→ **Short problem**
Quote, verbatim, all material below, without pictures.
▶
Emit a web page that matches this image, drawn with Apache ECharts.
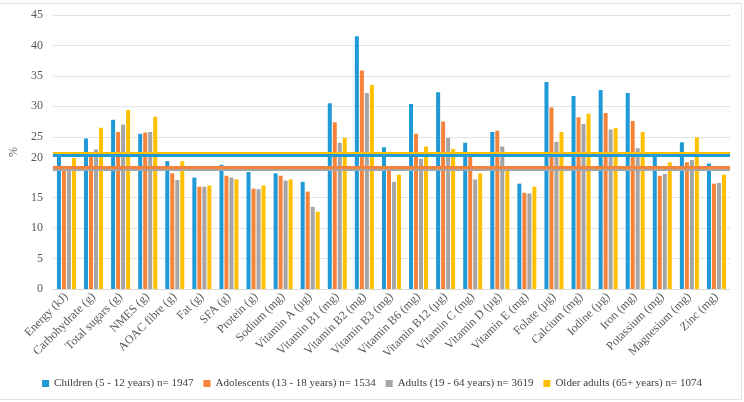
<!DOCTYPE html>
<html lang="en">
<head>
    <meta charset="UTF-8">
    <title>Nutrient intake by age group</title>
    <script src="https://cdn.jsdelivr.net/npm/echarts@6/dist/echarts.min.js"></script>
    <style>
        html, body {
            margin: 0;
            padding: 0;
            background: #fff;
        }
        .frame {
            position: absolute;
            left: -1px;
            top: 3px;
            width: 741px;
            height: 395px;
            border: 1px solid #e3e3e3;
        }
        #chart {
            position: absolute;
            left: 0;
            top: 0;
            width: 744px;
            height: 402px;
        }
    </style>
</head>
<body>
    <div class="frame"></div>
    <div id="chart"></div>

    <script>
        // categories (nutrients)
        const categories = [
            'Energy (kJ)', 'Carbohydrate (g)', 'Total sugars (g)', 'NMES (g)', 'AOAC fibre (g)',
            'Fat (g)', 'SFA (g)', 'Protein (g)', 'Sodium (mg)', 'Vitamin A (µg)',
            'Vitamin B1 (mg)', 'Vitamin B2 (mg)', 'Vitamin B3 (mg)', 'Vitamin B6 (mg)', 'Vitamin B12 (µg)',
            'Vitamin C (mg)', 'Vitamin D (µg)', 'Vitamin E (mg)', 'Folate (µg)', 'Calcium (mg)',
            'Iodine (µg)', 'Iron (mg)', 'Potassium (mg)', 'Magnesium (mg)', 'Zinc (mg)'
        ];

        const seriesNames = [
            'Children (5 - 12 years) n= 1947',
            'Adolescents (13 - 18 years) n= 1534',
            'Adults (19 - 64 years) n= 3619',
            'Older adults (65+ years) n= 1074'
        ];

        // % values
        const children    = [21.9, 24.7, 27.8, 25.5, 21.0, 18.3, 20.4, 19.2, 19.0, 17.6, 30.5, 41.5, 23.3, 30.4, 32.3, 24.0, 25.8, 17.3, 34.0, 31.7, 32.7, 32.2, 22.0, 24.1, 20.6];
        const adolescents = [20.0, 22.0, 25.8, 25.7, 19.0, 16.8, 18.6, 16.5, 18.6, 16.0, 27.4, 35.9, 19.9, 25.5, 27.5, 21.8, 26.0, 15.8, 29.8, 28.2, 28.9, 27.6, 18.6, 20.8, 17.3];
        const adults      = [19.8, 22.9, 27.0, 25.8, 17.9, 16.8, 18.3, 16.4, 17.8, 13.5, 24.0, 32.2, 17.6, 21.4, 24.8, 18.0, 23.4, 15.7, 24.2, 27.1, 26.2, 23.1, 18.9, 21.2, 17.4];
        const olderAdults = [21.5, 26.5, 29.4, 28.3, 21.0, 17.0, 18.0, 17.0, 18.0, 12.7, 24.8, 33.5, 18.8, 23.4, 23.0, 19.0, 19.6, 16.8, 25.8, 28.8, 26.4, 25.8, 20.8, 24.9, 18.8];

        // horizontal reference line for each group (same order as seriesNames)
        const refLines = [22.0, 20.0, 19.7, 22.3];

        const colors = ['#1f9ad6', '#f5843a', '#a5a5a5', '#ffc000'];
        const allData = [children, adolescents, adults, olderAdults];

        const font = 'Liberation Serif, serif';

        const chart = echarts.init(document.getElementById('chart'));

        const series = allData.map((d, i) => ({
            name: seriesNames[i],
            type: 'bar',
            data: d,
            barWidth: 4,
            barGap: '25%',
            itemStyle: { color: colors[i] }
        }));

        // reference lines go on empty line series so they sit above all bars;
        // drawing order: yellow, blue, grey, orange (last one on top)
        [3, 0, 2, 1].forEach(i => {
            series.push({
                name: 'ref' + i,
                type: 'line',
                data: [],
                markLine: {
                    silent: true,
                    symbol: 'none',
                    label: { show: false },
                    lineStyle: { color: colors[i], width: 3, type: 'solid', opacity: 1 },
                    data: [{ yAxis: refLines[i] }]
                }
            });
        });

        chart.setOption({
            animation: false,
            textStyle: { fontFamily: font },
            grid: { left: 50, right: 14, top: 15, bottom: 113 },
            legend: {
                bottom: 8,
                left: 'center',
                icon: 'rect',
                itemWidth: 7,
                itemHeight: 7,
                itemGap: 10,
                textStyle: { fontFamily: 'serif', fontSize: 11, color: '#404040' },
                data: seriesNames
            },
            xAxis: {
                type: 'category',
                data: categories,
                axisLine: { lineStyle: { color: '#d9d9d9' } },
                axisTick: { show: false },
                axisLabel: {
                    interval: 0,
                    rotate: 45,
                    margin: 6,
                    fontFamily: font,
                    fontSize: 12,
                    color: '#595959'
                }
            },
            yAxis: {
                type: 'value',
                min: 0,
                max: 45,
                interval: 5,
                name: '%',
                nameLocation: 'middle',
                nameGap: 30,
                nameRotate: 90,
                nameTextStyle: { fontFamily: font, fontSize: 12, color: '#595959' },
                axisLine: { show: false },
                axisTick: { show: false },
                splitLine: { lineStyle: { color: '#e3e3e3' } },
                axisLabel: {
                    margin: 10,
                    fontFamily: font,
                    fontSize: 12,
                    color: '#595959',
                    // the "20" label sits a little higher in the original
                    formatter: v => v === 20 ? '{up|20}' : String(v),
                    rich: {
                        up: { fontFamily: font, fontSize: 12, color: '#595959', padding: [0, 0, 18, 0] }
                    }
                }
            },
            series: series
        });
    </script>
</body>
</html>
◀
→ **Solution**
Emit a web page that matches this image, drawn with Apache ECharts.
<!DOCTYPE html>
<html lang="en">
<head>
    <meta charset="UTF-8">
    <title>Nutrient intake by age group</title>
    <script src="https://cdn.jsdelivr.net/npm/echarts@6/dist/echarts.min.js"></script>
    <style>
        html, body {
            margin: 0;
            padding: 0;
            background: #fff;
        }
        .frame {
            position: absolute;
            left: -1px;
            top: 3px;
            width: 741px;
            height: 395px;
            border: 1px solid #e3e3e3;
        }
        #chart {
            position: absolute;
            left: 0;
            top: 0;
            width: 744px;
            height: 402px;
        }
    </style>
</head>
<body>
    <div class="frame"></div>
    <div id="chart"></div>

    <script>
        // categories (nutrients)
        const categories = [
            'Energy (kJ)', 'Carbohydrate (g)', 'Total sugars (g)', 'NMES (g)', 'AOAC fibre (g)',
            'Fat (g)', 'SFA (g)', 'Protein (g)', 'Sodium (mg)', 'Vitamin A (µg)',
            'Vitamin B1 (mg)', 'Vitamin B2 (mg)', 'Vitamin B3 (mg)', 'Vitamin B6 (mg)', 'Vitamin B12 (µg)',
            'Vitamin C (mg)', 'Vitamin D (µg)', 'Vitamin E (mg)', 'Folate (µg)', 'Calcium (mg)',
            'Iodine (µg)', 'Iron (mg)', 'Potassium (mg)', 'Magnesium (mg)', 'Zinc (mg)'
        ];

        const seriesNames = [
            'Children (5 - 12 years) n= 1947',
            'Adolescents (13 - 18 years) n= 1534',
            'Adults (19 - 64 years) n= 3619',
            'Older adults (65+ years) n= 1074'
        ];

        // % values
        const children    = [21.9, 24.7, 27.8, 25.5, 21.0, 18.3, 20.4, 19.2, 19.0, 17.6, 30.5, 41.5, 23.3, 30.4, 32.3, 24.0, 25.8, 17.3, 34.0, 31.7, 32.7, 32.2, 22.0, 24.1, 20.6];
        const adolescents = [20.0, 22.0, 25.8, 25.7, 19.0, 16.8, 18.6, 16.5, 18.6, 16.0, 27.4, 35.9, 19.9, 25.5, 27.5, 21.8, 26.0, 15.8, 29.8, 28.2, 28.9, 27.6, 18.6, 20.8, 17.3];
        const adults      = [19.8, 22.9, 27.0, 25.8, 17.9, 16.8, 18.3, 16.4, 17.8, 13.5, 24.0, 32.2, 17.6, 21.4, 24.8, 18.0, 23.4, 15.7, 24.2, 27.1, 26.2, 23.1, 18.9, 21.2, 17.4];
        const olderAdults = [21.5, 26.5, 29.4, 28.3, 21.0, 17.0, 18.0, 17.0, 18.0, 12.7, 24.8, 33.5, 18.8, 23.4, 23.0, 19.0, 19.6, 16.8, 25.8, 28.8, 26.4, 25.8, 20.8, 24.9, 18.8];

        // horizontal reference line for each group (same order as seriesNames)
        const refLines = [22.0, 20.0, 19.7, 22.3];

        const colors = ['#1f9ad6', '#f5843a', '#a5a5a5', '#ffc000'];
        const allData = [children, adolescents, adults, olderAdults];

        const font = 'Liberation Serif, serif';

        const chart = echarts.init(document.getElementById('chart'));

        const series = allData.map((d, i) => ({
            name: seriesNames[i],
            type: 'bar',
            data: d,
            barWidth: 4,
            barGap: '25%',
            itemStyle: { color: colors[i] }
        }));

        // reference lines go on empty line series so they sit above all bars;
        // drawing order: yellow, blue, grey, orange (last one on top)
        [3, 0, 2, 1].forEach(i => {
            series.push({
                name: 'ref' + i,
                type: 'line',
                data: [],
                markLine: {
                    silent: true,
                    symbol: 'none',
                    label: { show: false },
                    lineStyle: { color: colors[i], width: 3, type: 'solid', opacity: 1 },
                    data: [{ yAxis: refLines[i] }]
                }
            });
        });

        chart.setOption({
            animation: false,
            textStyle: { fontFamily: font },
            grid: { left: 50, right: 14, top: 15, bottom: 113 },
            legend: {
                bottom: 8,
                left: 'center',
                icon: 'rect',
                itemWidth: 7,
                itemHeight: 7,
                itemGap: 10,
                textStyle: { fontFamily: 'serif', fontSize: 11, color: '#404040' },
                data: seriesNames
            },
            xAxis: {
                type: 'category',
                data: categories,
                axisLine: { lineStyle: { color: '#d9d9d9' } },
                axisTick: { show: false },
                axisLabel: {
                    interval: 0,
                    rotate: 45,
                    margin: 6,
                    fontFamily: font,
                    fontSize: 12,
                    color: '#595959'
                }
            },
            yAxis: {
                type: 'value',
                min: 0,
                max: 45,
                interval: 5,
                name: '%',
                nameLocation: 'middle',
                nameGap: 30,
                nameRotate: 90,
                nameTextStyle: { fontFamily: font, fontSize: 12, color: '#595959' },
                axisLine: { show: false },
                axisTick: { show: false },
                splitLine: { lineStyle: { color: '#e3e3e3' } },
                axisLabel: {
                    margin: 10,
                    fontFamily: font,
                    fontSize: 12,
                    color: '#595959',
                    // the "20" label sits a little higher in the original
                    formatter: v => v === 20 ? '{up|20}' : String(v),
                    rich: {
                        up: { fontFamily: font, fontSize: 12, color: '#595959', padding: [0, 0, 18, 0] }
                    }
                }
            },
            series: series
        });
    </script>
</body>
</html>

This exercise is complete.